Tajik authorities may institute criminal proceedings against Russian journalist

DUSHANBE, August 4, 2016, Asia-Plus – Tajik authorities may institute criminal proceedings against Russian journalist Sergey Ponomaryov, correspondent for Komsomolskaya Pravda, a daily Russian tabloid newspaper. Tajik chief prosecutor Yusuf Rahmon told reporters in Dushanbe today that the article by Sergey Ponomaryov that was posted on Komsomolskaya Pravda’s website on July 16 has been sent […]

Asia-Plus

DUSHANBE, August 4, 2016, Asia-Plus – Tajik authorities may institute criminal proceedings against Russian journalist Sergey Ponomaryov, correspondent for Komsomolskaya Pravda, a daily Russian tabloid newspaper.

Tajik chief prosecutor Yusuf Rahmon told reporters in Dushanbe today that the article by Sergey Ponomaryov that was posted on Komsomolskaya Pravda’s website on July 16 has been sent for examination.

“If any signs of inciting national enmity are revealed in the article, criminal proceedings have been instituted against the journalist,” the prosecutor said.   

We will recall that the article entitled “Tajikistan: from the Soviet Destitution to the Bright Future” that was posted on the newspaper’s website on July 16 tells about trip of Russian journalist Sergey Ponomaryov to Tajikistan.

Reprinting of the Tajik edition of Komsomolskaya Pravda has been suspended following publication of the article that officials say cast aspersions on the country.

Sharif Hamdampour, who is in charge editor of the of the Tajik edition of the tabloid, told a press conference in Dushanbe on July 21 that “the decision reflects our protest to a recent article by [Komsomolskaya Pravda] correspondent Sergei Ponomaryov.”

Ponomaryov’s article has described Tajikistan as a country of “Ravshans and Jamshuds,” fictional characters of Tajik migrant workers in a popular Russian comedy show, Hamdampour said.

Describing a trip on a Tajik domestic flight, Ponomaryov wrote that he “was the only Slavic face shining” among the passengers who were “all Ravshans and Jamshuds.”

“When I read the article I understood that it respected neither journalistic nor professional ethical standards.

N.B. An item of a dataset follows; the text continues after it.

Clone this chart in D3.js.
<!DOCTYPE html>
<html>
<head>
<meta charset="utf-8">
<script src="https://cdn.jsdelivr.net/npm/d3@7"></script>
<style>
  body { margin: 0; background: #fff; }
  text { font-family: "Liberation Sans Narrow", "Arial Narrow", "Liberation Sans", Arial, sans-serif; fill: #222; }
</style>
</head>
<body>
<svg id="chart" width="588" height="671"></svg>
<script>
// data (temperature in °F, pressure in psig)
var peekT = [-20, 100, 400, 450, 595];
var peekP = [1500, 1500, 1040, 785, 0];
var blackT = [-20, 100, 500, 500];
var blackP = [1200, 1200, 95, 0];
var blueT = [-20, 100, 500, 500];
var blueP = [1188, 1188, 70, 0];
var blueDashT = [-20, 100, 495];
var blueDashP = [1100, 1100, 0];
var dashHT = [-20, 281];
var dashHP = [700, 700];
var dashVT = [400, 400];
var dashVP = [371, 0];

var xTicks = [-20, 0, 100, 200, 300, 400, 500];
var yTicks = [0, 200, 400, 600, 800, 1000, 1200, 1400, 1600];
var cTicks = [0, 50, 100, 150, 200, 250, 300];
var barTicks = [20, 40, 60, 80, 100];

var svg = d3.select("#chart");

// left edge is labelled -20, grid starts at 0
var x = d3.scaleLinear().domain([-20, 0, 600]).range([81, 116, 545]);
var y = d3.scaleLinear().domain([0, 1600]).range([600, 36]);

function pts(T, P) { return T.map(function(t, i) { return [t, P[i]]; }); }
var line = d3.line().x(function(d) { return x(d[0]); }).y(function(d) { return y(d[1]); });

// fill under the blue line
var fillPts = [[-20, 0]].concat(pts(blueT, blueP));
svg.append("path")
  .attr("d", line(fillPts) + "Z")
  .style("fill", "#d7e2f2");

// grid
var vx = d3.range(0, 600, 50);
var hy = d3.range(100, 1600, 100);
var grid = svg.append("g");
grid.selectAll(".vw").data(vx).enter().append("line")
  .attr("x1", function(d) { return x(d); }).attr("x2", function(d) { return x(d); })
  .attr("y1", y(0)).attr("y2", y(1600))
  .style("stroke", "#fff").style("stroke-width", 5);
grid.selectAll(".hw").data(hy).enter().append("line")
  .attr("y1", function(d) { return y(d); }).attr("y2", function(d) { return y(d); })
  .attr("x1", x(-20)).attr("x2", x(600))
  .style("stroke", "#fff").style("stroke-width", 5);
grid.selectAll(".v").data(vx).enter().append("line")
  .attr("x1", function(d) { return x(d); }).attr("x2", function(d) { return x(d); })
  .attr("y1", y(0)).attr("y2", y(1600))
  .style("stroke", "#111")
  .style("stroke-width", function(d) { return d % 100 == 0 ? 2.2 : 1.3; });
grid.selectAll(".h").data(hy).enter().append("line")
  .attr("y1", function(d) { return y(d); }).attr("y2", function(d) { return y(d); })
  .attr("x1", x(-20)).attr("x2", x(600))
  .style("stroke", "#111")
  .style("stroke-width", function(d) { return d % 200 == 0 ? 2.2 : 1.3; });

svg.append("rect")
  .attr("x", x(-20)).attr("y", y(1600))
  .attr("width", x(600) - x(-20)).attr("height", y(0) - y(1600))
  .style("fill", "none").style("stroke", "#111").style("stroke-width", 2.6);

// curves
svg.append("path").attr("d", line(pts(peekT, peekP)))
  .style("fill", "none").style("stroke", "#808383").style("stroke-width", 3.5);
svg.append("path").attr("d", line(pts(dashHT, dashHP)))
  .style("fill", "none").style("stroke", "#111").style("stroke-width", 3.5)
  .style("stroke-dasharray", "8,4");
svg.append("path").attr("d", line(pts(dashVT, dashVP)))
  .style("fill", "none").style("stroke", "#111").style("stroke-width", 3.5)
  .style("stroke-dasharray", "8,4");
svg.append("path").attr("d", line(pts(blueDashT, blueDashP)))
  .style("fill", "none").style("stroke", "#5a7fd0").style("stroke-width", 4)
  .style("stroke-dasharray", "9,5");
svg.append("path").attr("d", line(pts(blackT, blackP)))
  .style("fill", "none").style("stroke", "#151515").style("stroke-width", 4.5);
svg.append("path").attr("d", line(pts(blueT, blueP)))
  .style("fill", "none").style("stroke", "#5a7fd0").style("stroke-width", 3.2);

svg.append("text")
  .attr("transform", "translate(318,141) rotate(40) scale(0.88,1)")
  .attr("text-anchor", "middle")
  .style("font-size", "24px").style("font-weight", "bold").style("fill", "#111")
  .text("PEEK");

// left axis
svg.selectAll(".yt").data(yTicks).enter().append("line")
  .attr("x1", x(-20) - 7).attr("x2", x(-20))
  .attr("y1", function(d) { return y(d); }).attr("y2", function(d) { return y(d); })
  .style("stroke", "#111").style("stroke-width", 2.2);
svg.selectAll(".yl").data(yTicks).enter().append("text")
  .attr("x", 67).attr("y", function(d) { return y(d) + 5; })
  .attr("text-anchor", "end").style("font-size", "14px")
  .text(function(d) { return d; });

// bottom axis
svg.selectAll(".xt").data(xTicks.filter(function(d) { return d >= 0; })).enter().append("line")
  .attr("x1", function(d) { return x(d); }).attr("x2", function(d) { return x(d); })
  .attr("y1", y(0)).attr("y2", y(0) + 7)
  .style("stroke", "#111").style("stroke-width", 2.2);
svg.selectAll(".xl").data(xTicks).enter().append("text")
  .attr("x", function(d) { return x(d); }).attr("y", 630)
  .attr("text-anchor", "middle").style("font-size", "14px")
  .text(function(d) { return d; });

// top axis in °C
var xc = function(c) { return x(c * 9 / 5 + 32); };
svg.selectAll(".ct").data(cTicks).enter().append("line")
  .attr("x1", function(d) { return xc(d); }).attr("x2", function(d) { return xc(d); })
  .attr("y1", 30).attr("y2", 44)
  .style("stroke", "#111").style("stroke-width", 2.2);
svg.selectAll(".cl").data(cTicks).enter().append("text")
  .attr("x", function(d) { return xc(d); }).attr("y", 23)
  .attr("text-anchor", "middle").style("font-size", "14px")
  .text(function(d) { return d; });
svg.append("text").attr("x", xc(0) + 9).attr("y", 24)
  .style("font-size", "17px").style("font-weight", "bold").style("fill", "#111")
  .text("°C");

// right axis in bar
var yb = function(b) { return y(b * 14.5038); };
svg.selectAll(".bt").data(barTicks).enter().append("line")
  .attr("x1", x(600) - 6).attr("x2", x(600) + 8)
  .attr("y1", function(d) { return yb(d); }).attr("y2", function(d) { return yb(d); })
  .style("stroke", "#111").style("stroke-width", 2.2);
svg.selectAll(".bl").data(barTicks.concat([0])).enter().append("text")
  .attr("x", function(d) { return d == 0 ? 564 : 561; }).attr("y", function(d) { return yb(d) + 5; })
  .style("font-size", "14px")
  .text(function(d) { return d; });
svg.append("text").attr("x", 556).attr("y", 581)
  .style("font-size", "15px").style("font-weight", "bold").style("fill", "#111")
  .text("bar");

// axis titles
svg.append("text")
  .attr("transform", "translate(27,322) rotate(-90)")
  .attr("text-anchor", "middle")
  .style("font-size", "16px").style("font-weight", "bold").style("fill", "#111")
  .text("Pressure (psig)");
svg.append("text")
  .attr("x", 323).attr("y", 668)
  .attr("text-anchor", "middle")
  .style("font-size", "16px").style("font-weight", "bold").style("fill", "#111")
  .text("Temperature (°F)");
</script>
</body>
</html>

In the article there are statements that insult Tajiks and the country as a whole,” Hamdampour said on July 21.

He noted he appealed in vain with the tabloid’s top management to have the article spiked.  “Within two days, I took the decision to halt the activities of this newspaper in Tajikistan,” Hamdampour said.

The Tajik edition of the newspaper — published weekly with a circulation of 5,000 — has been popular among Russian-speakers in the capital, Dushanbe, and other Tajik cities.

Komsomolskaya Pravda has been published in Tajikistan since 2006 on the basis of bilateral agreements.

Founded on March 13, 1925, Komsomolskaya Pravda (Komsomol Truth) is a daily Russian tabloid newspaper.

During the Soviet era, Komsomolskaya Pravda was the All-Union newspaper of the Soviet Union and an official organ of the Central Committee of the Komsomol.  It was established according to the decision of the 13th Congress of the Russian Communist Party and the first issue was published on May 24, 1925, in an edition of 31,000 copies.

Amidst the collapse of the Soviet Union, on December 1, 1990 the paper shifted from serving as a Komsomol mouthpiece to a Russian nationwide daily tabloid newspaper.

Komsomolskaya Pravda reached its highest circulation in 1990 when it sold almost 22 million daily copies.  In 2001 it was the ninth top European newspaper with a circulation of 785,000 copies.  It was the top-selling newspaper in Russia in 2006 with daily circulation ranging from 700,000 to 3.1 million copies.

Its March 2008 circulation certified by the NCS was 660,000 copies and it was the most read paper in the country based on the findings by the TNS Gallup Media.  The same year online version of the paper was also the most visited news website.